Russian Roots
View record and artist detailsRecord and Artist Details
Genre:
Vocal
Label: Chandos
Magazine Review Date: 03/2022
Media Format: CD or Download
Media Runtime: 74
Mastering:
DDD
Catalogue Number: CHAN20245
Tracks:
Composition | Artist Credit |
---|---|
(23) Songs of various nationality, Movement: Nos 13-16 |
Ludwig van Beethoven, Composer
Katharina Konradi, Soprano Trio Gaspard |
Pastorale |
Igor Stravinsky, Composer
Katharina Konradi, Soprano Trio Gaspard |
Children's Songs for Soprano and Piano |
Mieczyslaw Weinberg, Composer
Katharina Konradi, Soprano Trio Gaspard |
Piano Trio No. 1 |
Dmitri Shostakovich, Composer
Trio Gaspard |
Letter to the Poetess Rimma Dalos |
Sofia Gubaidulina, Composer
Katharina Konradi, Soprano Trio Gaspard |
(14) Songs, Movement: No. 14, Vocalise (wordless: rev 1915) |
Sergey Rachmaninov, Composer
Katharina Konradi, Soprano Trio Gaspard |
(7) Romances on Verses by Alexander Blok |
Dmitri Shostakovich, Composer
Katharina Konradi, Soprano Trio Gaspard |
Postscriptum |
Lera Auerbach, Composer
Katharina Konradi, Soprano Trio Gaspard |
Author: David Gutman
This generous, natural-sounding recording was made in Potton Hall last summer. Guest soloist Katharina Konradi is not easily pigeonholed. The first internationally recognised soprano from Kyrgyzstan, she left for Germany in her teens and may be most familiar to UK readers as a past BBC Radio 3 New Generation Artist. A previous recital disc for the AVI-Music label offered relatively conventional fare: Richard Strauss, Mozart and Schubert. Here she joins Trio Gaspard, migrants from the same label who hail from Germany, Greece and the UK. Recently signed to Chandos, the group is intent on setting down every Haydn piano trio and more besides. The repertoire this time is different, Russian in the broadest, Putinesque sense. To quote from the accompanying note: ‘Here we have indigenous roots, roots recalled by exiles (Gubaidulina, Auerbach), roots brought in (Weinberg), and roots transplanted out (Beethoven), all producing their own particular fruits and flowers. Perhaps what is enduringly Russian about them is that, enjoying a vast geography, they have all been contained – and often constrained – by the country’s history.’ Paul Griffiths is responsible for that elegant attempt to validate the selection.
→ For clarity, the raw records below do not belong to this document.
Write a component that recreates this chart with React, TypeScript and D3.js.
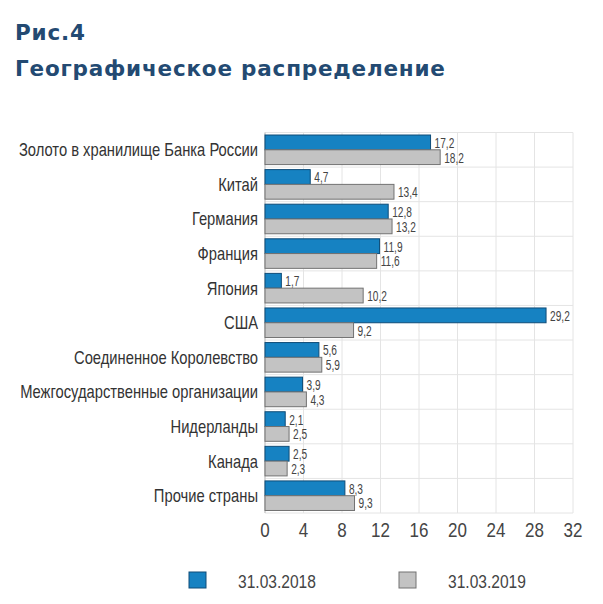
import React from "react";
import * as d3 from "d3";

const categories = [
  "Золото в хранилище Банка России",
  "Китай",
  "Германия",
  "Франция",
  "Япония",
  "США",
  "Соединенное Королевство",
  "Межгосударственные организации",
  "Нидерланды",
  "Канада",
  "Прочие страны",
];
const values2018 = [17.2, 4.7, 12.8, 11.9, 1.7, 29.2, 5.6, 3.9, 2.1, 2.5, 8.3];
const values2019 = [18.2, 13.4, 13.2, 11.6, 10.2, 9.2, 5.9, 4.3, 2.5, 2.3, 9.3];
const seriesNames = ["31.03.2018", "31.03.2019"];
const xTicks = [0, 4, 8, 12, 16, 20, 24, 28, 32];

const W = 603;
const H = 604;
const left = 265;
const right = 573;
const top = 132.5;
const bottom = 513;

const BLUE = "#1682c2";
const BLUE_STROKE = "#0e4c78";
const GRAY = "#c3c3c3";
const GRAY_STROKE = "#727272";
const TITLE = "#234a72";
const SANS = "'Liberation Sans', Arial, sans-serif";

function NText(props: {
  x: number;
  y: number;
  sx: number;
  size: number;
  anchor?: string;
  fill?: string;
  children: React.ReactNode;
}) {
  return (
    <text
      transform={`translate(${props.x},${props.y}) scale(${props.sx},1)`}
      x={0}
      y={0}
      textAnchor={props.anchor || "start"}
      fontFamily={SANS}
      fontSize={props.size}
      fill={props.fill || "#3a3a3a"}
    >
      {props.children}
    </text>
  );
}

export default function App() {
  const x = d3.scaleLinear().domain([0, 32]).range([left, right]);
  const y = d3.scaleBand<string>().domain(categories).range([top, bottom]).paddingInner(0).paddingOuter(0);
  const inner = d3.scaleBand<string>().domain(seriesNames).range([0, y.bandwidth()]).paddingInner(0).paddingOuter(0.17);
  const fmt = (v: number) => v.toFixed(1).replace(".", ",");
  const series = [
    { name: seriesNames[0], values: values2018, fill: BLUE, stroke: BLUE_STROKE },
    { name: seriesNames[1], values: values2019, fill: GRAY, stroke: GRAY_STROKE },
  ];

  return (
    <svg width={W} height={H} style={{ position: "absolute", left: 0, top: 0, background: "#fff" }}>
      <rect x={0} y={0} width={W} height={H} fill="#fff" />
      <text x={15} y={40} fill={TITLE} fontFamily="'DejaVu Sans', Verdana, sans-serif" fontWeight="bold" fontSize={21.5} letterSpacing={0.8}>Рис.4</text>
      <text x={15} y={76} fill={TITLE} fontFamily="'DejaVu Sans', Verdana, sans-serif" fontWeight="bold" fontSize={21.5} letterSpacing={0.8}>Географическое распределение</text>

      {/* grid */}
      {xTicks.map((t) => (
        <line key={"gx" + t} x1={x(t)} x2={x(t)} y1={top} y2={bottom} stroke="#e4e4e4" strokeWidth={1} />
      ))}
      {categories.map((c) => (
        <line key={"gy" + c} x1={left} x2={right} y1={y(c)!} y2={y(c)!} stroke="#e4e4e4" strokeWidth={1} />
      ))}
      <line x1={left} x2={right} y1={bottom} y2={bottom} stroke="#e4e4e4" strokeWidth={1} />
      <line x1={left} x2={left} y1={top} y2={bottom} stroke="#bdbdbd" strokeWidth={1} />

      {/* bars */}
      {categories.map((c, i) => (
        <g key={"row" + c}>
          {series.map((s) => {
            const by = y(c)! + inner(s.name)!;
            const bh = inner.bandwidth();
            const v = s.values[i];
            return (
              <g key={s.name}>
                <rect x={x(0)} y={by} width={x(v) - x(0)} height={bh} fill={s.fill} stroke={s.stroke} strokeWidth={1} />
                <NText x={x(v) + 4} y={by + bh - 2} sx={0.7} size={14.5} fill="#444">{fmt(v)}</NText>
              </g>
            );
          })}
          <NText x={258} y={y(c)! + y.bandwidth() / 2 + 6.5} sx={0.82} size={18} anchor="end" fill="#333">{c}</NText>
        </g>
      ))}

      {/* x axis ticks */}
      {xTicks.map((t) => (
        <NText key={"tx" + t} x={x(t)} y={537} sx={0.85} size={20} anchor="middle" fill="#444">{t}</NText>
      ))}

      {/* legend */}
      <rect x={189} y={572} width={17} height={16} fill={BLUE} stroke={BLUE_STROKE} strokeWidth={1} />
      <NText x={238} y={588} sx={0.82} size={19} fill="#444">{seriesNames[0]}</NText>
      <rect x={399} y={572} width={17} height={16} fill={GRAY} stroke={GRAY_STROKE} strokeWidth={1} />
      <NText x={448} y={588} sx={0.82} size={19} fill="#444">{seriesNames[1]}</NText>
    </svg>
  );
}
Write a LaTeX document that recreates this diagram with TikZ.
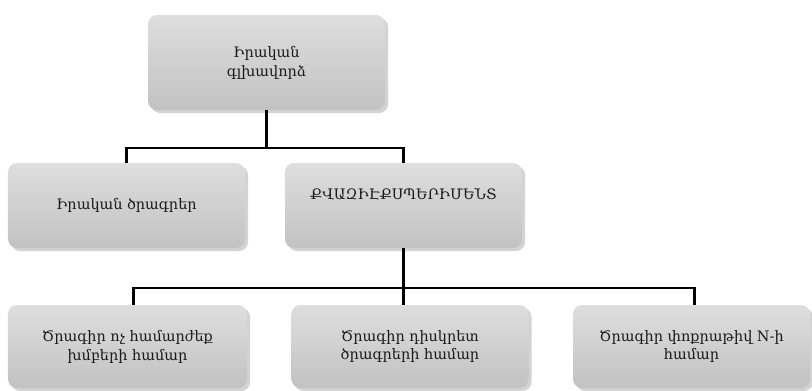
\documentclass[tikz,border=0pt]{standalone}
\usepackage{fontspec}
\setmainfont{DejaVu Serif}
\usepackage{xcolor}
\usepackage{tikz}
\usetikzlibrary{shadows}
\definecolor{cardtop}{HTML}{DEDEDE}
\definecolor{cardbot}{HTML}{C2C2C2}
\definecolor{wirec}{HTML}{000000}
\definecolor{text}{HTML}{1A1A1A}
\tikzset{
  card/.style={rectangle, rounded corners=9bp, top color=cardtop, bottom color=cardbot,
    draw=none, drop shadow={shadow xshift=3bp, shadow yshift=-3bp, opacity=0.35},
    minimum width=237bp, minimum height=85bp, align=center, text=text,
    font=\fontsize{14.5}{19}\selectfont},
  lab/.style={text=text, font=\fontsize{14.5}{19}\selectfont},
  wire/.style={draw=wirec, line width=2.6bp}
}

\begin{document}
\begin{tikzpicture}[x=1bp, y=-1bp]
  \useasboundingbox (0,0) rectangle (812,390);

  \node[card, minimum height=95bp] (main) at (266.5,62.5) {Իրական\\գլխավորձ};

  \node[card] (real) at (126.5,205.5) {Իրական ծրագրեր};
  \node[card, label={[lab, anchor=center, yshift=-31bp]north:ՔՎԱԶԻԷՔՍՊԵՐԻՄԵՆՏ}] (kvazi) at (403.5,205.5) {};

  \node[card, minimum width=239bp, minimum height=83bp] (nonequiv) at (127.5,346.5) {Ծրագիր ոչ համարժեք\\խմբերի համար};
  \node[card, minimum height=83bp] (discrete) at (410,346.5) {Ծրագիր դիսկրետ\\ծրագրերի համար};
  \node[card, minimum height=83bp] (smalln) at (691.5,346.5) {Ծրագիր փոքրաթիվ N-ի\\համար};

  \coordinate (busA) at (0,148);
  \coordinate (busB) at (0,288);

  \draw[wire] (main.south) -- (main.south |- busA);
  \draw[wire] (main.south |- busA) -| (real.north);
  \draw[wire] (main.south |- busA) -| (kvazi.north);

  \draw[wire] (kvazi.south) -- (kvazi.south |- discrete.north);
  \draw[wire] (kvazi.south |- busB) -| ([xshift=6bp]nonequiv.north);
  \draw[wire] (kvazi.south |- busB) -| ([xshift=3bp]smalln.north);
\end{tikzpicture}
\end{document}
In almost every respect the programme is a success. The Beethoven folk-song settings of 1816 might look something of an outlier, with Auerbach’s nostalgic, bite-size Postscriptum (performed in a version for wordless voice, cello and piano) the one 21st-century item. Both prove delightful. The players’ sympathy with a range of styles is well established and Konradi’s idiomatic Russian (first of her many languages) is an obvious asset. She might best be described as a lyric soprano with added sparkle, turning up the Slavic vibrancy where required with no hint of shrillness. Her voice is a good deal lighter and more crystalline than we are used to in Shostakovich’s Seven Romances on Poems by Alexander Blok, where older listeners may miss the darker heft of Galina Vishnevskaya. The results are certainly easier on the ear and more precisely pitched when the music goes into overdrive. Of the shorter songs without words, Stravinsky’s early Pastorale, often performed in transcription as a deadpan harbinger of neoclassicism, recovers a certain sensuality. Less successful is a reimagining of Rachmaninov’s oft-arranged Vocalise. With three instruments dropping in and out, the composer’s seamless phrasing of an essentially binary conversation is undermined. By contrast Weinberg’s wartime songs, the first and last sung to ‘la’, work just fine in a version by the cellist Alexander Oratovsky effected in 2004.
A purely instrumental interlude in the form of Shostakovich’s First Piano Trio may not thrill Konradi fans but it’s a fine account of an early piece that exhibits many of the composer’s – and Russia’s – aesthetic paradoxes. The essential full texts and occasionally garbled translations are provided. Strongly recommended.